The number of people streaming music continues to grow. In 2015, streaming revenue exceeded $2 billion for the first time ever. 75 million Spotify listeners used the service for more than 20 billion hours in 2015. But the vast majority of listeners only request mainstream music, leaving out the long tail of the alternative music market.
Spotify’s most-listened-to playlist for 2015 was “Today’s Top Hits” at nearly seventy million hours. The bias toward mainstream music is strong and if you prefer something a little off the beaten path it may seem like there’s nothing for you.
Streaming services like Apple Music, Tidal, and Spotify have been criticized in the past for their inability to provide a way for users to discover new, alternative music. But in July of 2015, Spotify rolled out “Discover Weekly,” which was labeled as “your ultimate personalized playlist.”
Essentially it worked by delivering a weekly mixtape of curated and new music, or “deep cuts,” based on what other users were playlisting around the songs you preferred.
It was around this time that Michael Pasternak was working for F#, a “digital music advertising firm” based out of New York. F# made news for its work connecting brands and music through branded Spotify playlists, even before the release of Discover Weekly.
The ads they built asked users a series of questions and then delivered personalized playlists. It only took three or four clicks to create the playlist. But for Pasternak, it wasn’t enough. He wanted to create them in as few clicks as possible. And he wanted to make sure the music was a good choice for the listener.
Pasternak envisioned a Spotify-powered platform that would look at different variables and deliver a personalized playlist, concentrating on music that wasn’t found on the latest charts.
Stationdose was born.
Those variables include things like the day of the week, what the weather is like, and the user’s normal routine. For a rainy Monday morning, the playlist is more mellow than if it’s a sunny Friday afternoon. This allows Stationdose to create playlists in only a couple of clicks.

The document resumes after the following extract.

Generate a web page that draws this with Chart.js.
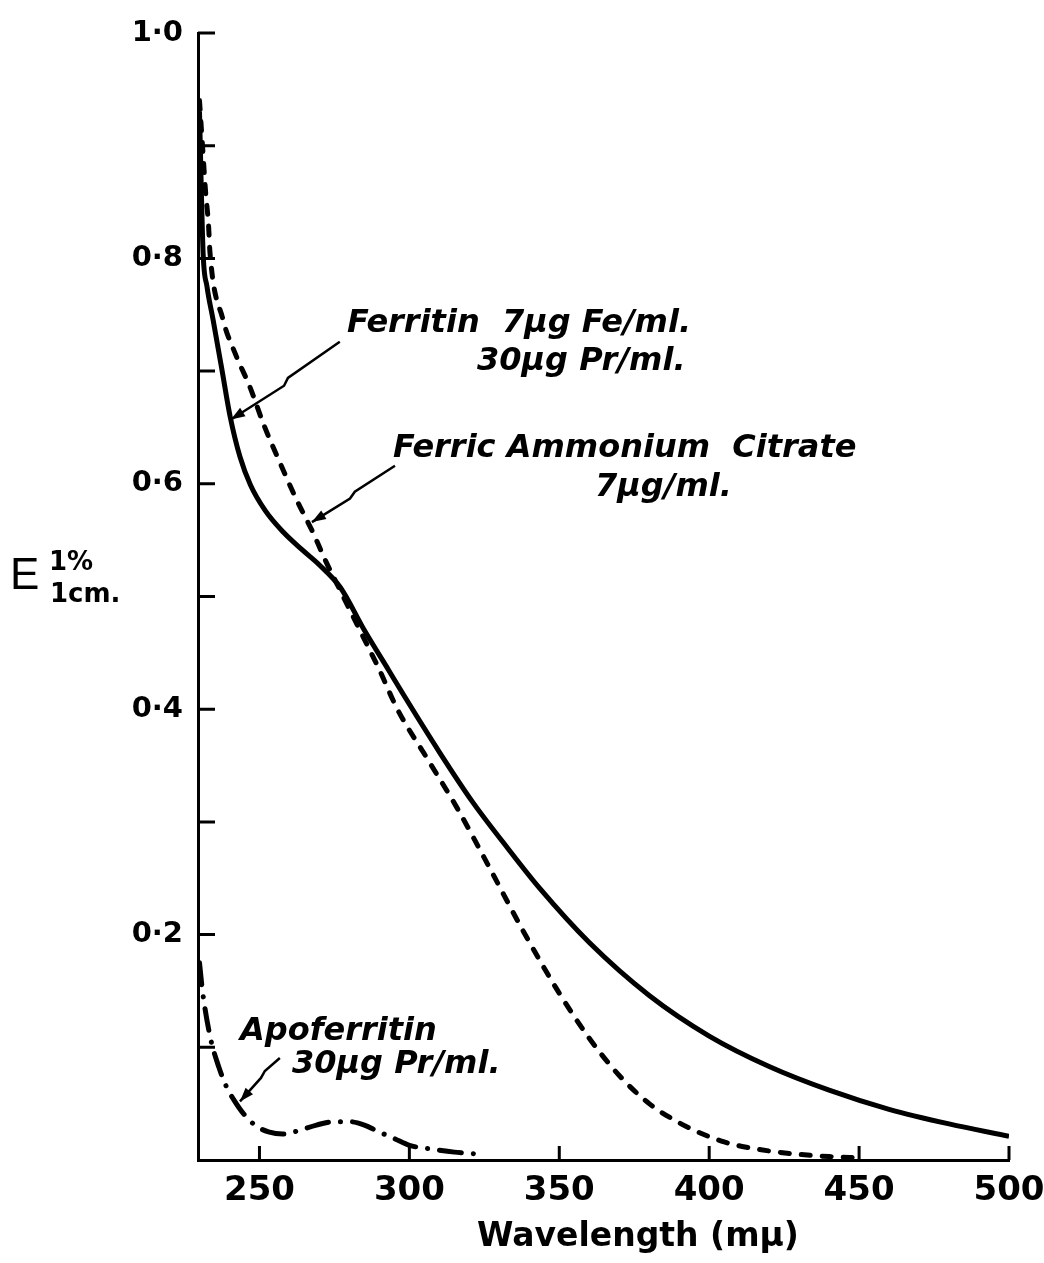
<!DOCTYPE html>
<html>
<head>
<meta charset="utf-8">
<script src="https://cdn.jsdelivr.net/npm/chart.js@4.4.1/dist/chart.umd.min.js"></script>
<style>
  html, body { margin: 0; padding: 0; background: #fff; }
</style>
</head>
<body>
<canvas id="spectrumGraph" width="1044" height="1263"></canvas>
<script>
const ferritinNm = [230, 231.2, 232.5, 234.5, 237.5, 240.2, 243.5, 247, 252, 258, 264, 270, 277, 285, 293, 298, 310, 321, 333, 343.5, 360, 380, 400, 420, 440, 460, 480, 500];
const ferritinE = [0.93, 0.805, 0.775, 0.746, 0.701, 0.660, 0.624, 0.599, 0.576, 0.557, 0.542, 0.528, 0.508, 0.470, 0.435, 0.413, 0.362, 0.318, 0.276, 0.241, 0.193, 0.146, 0.110, 0.083, 0.062, 0.045, 0.032, 0.021];

const citrateNm = [230, 231, 232, 233, 233.5, 237.8, 242, 246.8, 251.5, 256.8, 262, 267.8, 272, 277, 285, 290, 296, 306, 316, 327, 338, 350, 360, 370, 380, 390, 397, 405, 411, 420, 430, 440, 450];
const citrateE = [0.94, 0.90, 0.86, 0.83, 0.805, 0.746, 0.715, 0.686, 0.652, 0.619, 0.588, 0.557, 0.532, 0.505, 0.462, 0.435, 0.400, 0.356, 0.312, 0.258, 0.203, 0.148, 0.108, 0.075, 0.050, 0.033, 0.024, 0.016, 0.012, 0.008, 0.005, 0.003, 0.002];

const apoNm = [230, 231, 233.5, 236.5, 239, 241.3, 245, 249, 253, 257.8, 263, 269, 275, 280, 285, 289, 295, 300, 306.8, 315, 324.5];
const apoE = [0.175, 0.15, 0.11, 0.082, 0.065, 0.054, 0.040, 0.030, 0.025, 0.023, 0.026, 0.031, 0.034, 0.034, 0.031, 0.026, 0.019, 0.013, 0.010, 0.007, 0.005];

const wavelengthTicks = [250, 300, 350, 400, 450, 500];
const extinctionTicks = [0.1, 0.2, 0.3, 0.4, 0.5, 0.6, 0.7, 0.8, 0.9, 1.0];
const labelledTicks = [0.2, 0.4, 0.6, 0.8, 1.0];

const toPoints = (xs, ys) => xs.map((x, i) => ({ x: x, y: ys[i] }));

// leader lines, in (wavelength, E) pairs, last point gets the arrow head
const leaders = [
  [[276.8, 0.726], [259.5, 0.694], [258.2, 0.687], [240.5, 0.657]],
  [[295.2, 0.616], [281.8, 0.593], [280.2, 0.587], [267.5, 0.566]],
  [[256.8, 0.0905], [251.8, 0.079], [250.5, 0.0728], [243.5, 0.052]]
];

const notes = [
  { text: 'Ferritin  7µg Fe/ml.', x: 347, y: 332 },
  { text: '30µg Pr/ml.', x: 477, y: 370 },
  { text: 'Ferric Ammonium  Citrate', x: 393, y: 457 },
  { text: '7µg/ml.', x: 595, y: 496 },
  { text: 'Apoferritin', x: 240, y: 1040 },
  { text: '30µg Pr/ml.', x: 292, y: 1073 }
];

const inwardTicks = {
  id: 'inwardTicks',
  afterDatasetsDraw(chart) {
    const { ctx, scales: { x, y } } = chart;
    ctx.save();
    ctx.strokeStyle = '#000';
    ctx.lineWidth = 3;
    ctx.beginPath();
    extinctionTicks.forEach(v => {
      const py = y.getPixelForValue(v);
      ctx.moveTo(x.left, py);
      ctx.lineTo(x.left + 17, py);
    });
    wavelengthTicks.forEach(v => {
      const px = x.getPixelForValue(v);
      ctx.moveTo(px, y.bottom);
      ctx.lineTo(px, y.bottom - 14);
    });
    ctx.stroke();
    ctx.restore();
  }
};

const annotations = {
  id: 'annotations',
  afterDraw(chart) {
    const { ctx, scales: { x, y } } = chart;
    ctx.save();
    ctx.fillStyle = '#000';
    ctx.strokeStyle = '#000';

    ctx.lineWidth = 2.5;
    ctx.lineJoin = 'miter';
    leaders.forEach(path => {
      const pts = path.map(p => [x.getPixelForValue(p[0]), y.getPixelForValue(p[1])]);
      ctx.beginPath();
      pts.forEach((p, i) => i ? ctx.lineTo(p[0], p[1]) : ctx.moveTo(p[0], p[1]));
      ctx.stroke();
      const tip = pts[pts.length - 1];
      const prev = pts[pts.length - 2];
      const ang = Math.atan2(tip[1] - prev[1], tip[0] - prev[0]);
      ctx.beginPath();
      ctx.moveTo(tip[0], tip[1]);
      ctx.lineTo(tip[0] - 14 * Math.cos(ang) + 5 * Math.sin(ang), tip[1] - 14 * Math.sin(ang) - 5 * Math.cos(ang));
      ctx.lineTo(tip[0] - 14 * Math.cos(ang) - 5 * Math.sin(ang), tip[1] - 14 * Math.sin(ang) + 5 * Math.cos(ang));
      ctx.closePath();
      ctx.fill();
    });

    ctx.font = 'italic bold 32px "DejaVu Sans"';
    ctx.textAlign = 'left';
    ctx.textBaseline = 'alphabetic';
    notes.forEach(n => ctx.fillText(n.text, n.x, n.y));

    // y axis title E 1% / 1cm.
    ctx.font = '44px "Liberation Sans"';
    ctx.fillText('E', 10, 589);
    ctx.font = 'bold 26px "DejaVu Sans"';
    ctx.fillText('1%', 49, 570);
    ctx.fillText('1cm.', 50, 602);

    ctx.font = 'bold 33px "DejaVu Sans"';
    ctx.textAlign = 'center';
    ctx.textBaseline = 'middle';
    ctx.fillText('Wavelength (mµ)', 638, 1237);
    ctx.restore();
  }
};

const spectrumGraph = document.getElementById('spectrumGraph');

const spectrum = new Chart(spectrumGraph, {
  type: 'line',
  data: {
    datasets: [{
      label: 'Ferritin 7µg Fe/ml. 30µg Pr/ml.',
      data: toPoints(ferritinNm, ferritinE),
      borderColor: '#000',
      borderWidth: 5,
      pointRadius: 0,
      cubicInterpolationMode: 'monotone',
      fill: false
    }, {
      label: 'Ferric Ammonium Citrate 7µg/ml.',
      data: toPoints(citrateNm, citrateE),
      borderColor: '#000',
      borderWidth: 5,
      borderDash: [9, 12],
      borderCapStyle: 'round',
      pointRadius: 0,
      cubicInterpolationMode: 'monotone',
      fill: false
    }, {
      label: 'Apoferritin 30µg Pr/ml.',
      data: toPoints(apoNm, apoE),
      borderColor: '#000',
      borderWidth: 5,
      borderDash: [22, 12, 0.1, 12],
      borderCapStyle: 'round',
      pointRadius: 0,
      cubicInterpolationMode: 'monotone',
      fill: false
    }]
  },
  options: {
    responsive: false,
    animation: false,
    layout: {
      padding: { left: 0, right: 35, top: 33, bottom: 0 }
    },
    plugins: {
      legend: { display: false },
      tooltip: { enabled: false }
    },
    scales: {
      x: {
        type: 'linear',
        min: 229.5,
        max: 500,
        afterBuildTicks: scale => { scale.ticks = wavelengthTicks.map(v => ({ value: v })); },
        afterFit: scale => {
          scale.height = 103;
          scale.paddingLeft = 0;
          scale.paddingRight = 0;
        },
        grid: { drawOnChartArea: false, drawTicks: false },
        border: { color: '#000', width: 3 },
        ticks: {
          color: '#000',
          padding: 11,
          maxRotation: 0,
          autoSkip: false,
          font: { family: 'DejaVu Sans', weight: 'bold', size: 34 },
          callback: v => String(v)
        }
      },
      y: {
        type: 'linear',
        min: 0,
        max: 1,
        afterBuildTicks: scale => { scale.ticks = labelledTicks.map(v => ({ value: v })); },
        afterFit: scale => {
          scale.width = 198;
          scale.paddingTop = 0;
          scale.paddingBottom = 0;
        },
        grid: { drawOnChartArea: false, drawTicks: false },
        border: { color: '#000', width: 3 },
        ticks: {
          color: '#000',
          padding: 15,
          autoSkip: false,
          font: { family: 'DejaVu Sans', weight: 'bold', size: 29 },
          callback: v => v.toFixed(1).replace('.', '·')
        }
      }
    }
  },
  plugins: [inwardTicks, annotations]
});
</script>
</body>
</html>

Pasternak approached his friend and eventual partner to help him build the back end of the platform. They quickly realized they would need help with the public-facing portion of the program. Word-of-mouth brought Gigster to Pasternak’s attention and he reached out to the company.
“I called them up and they were very attentive and we worked with a really good front-end developer,” said Pasternak.
“We had pretty good access to him and he helped build the first version of the app which turned out really well.”
Stationdose released the beta version of its app following the Gigster build. After a round of quality assurance Pasternak says the company made a few tweaks and handed it over to the Apple Store for release.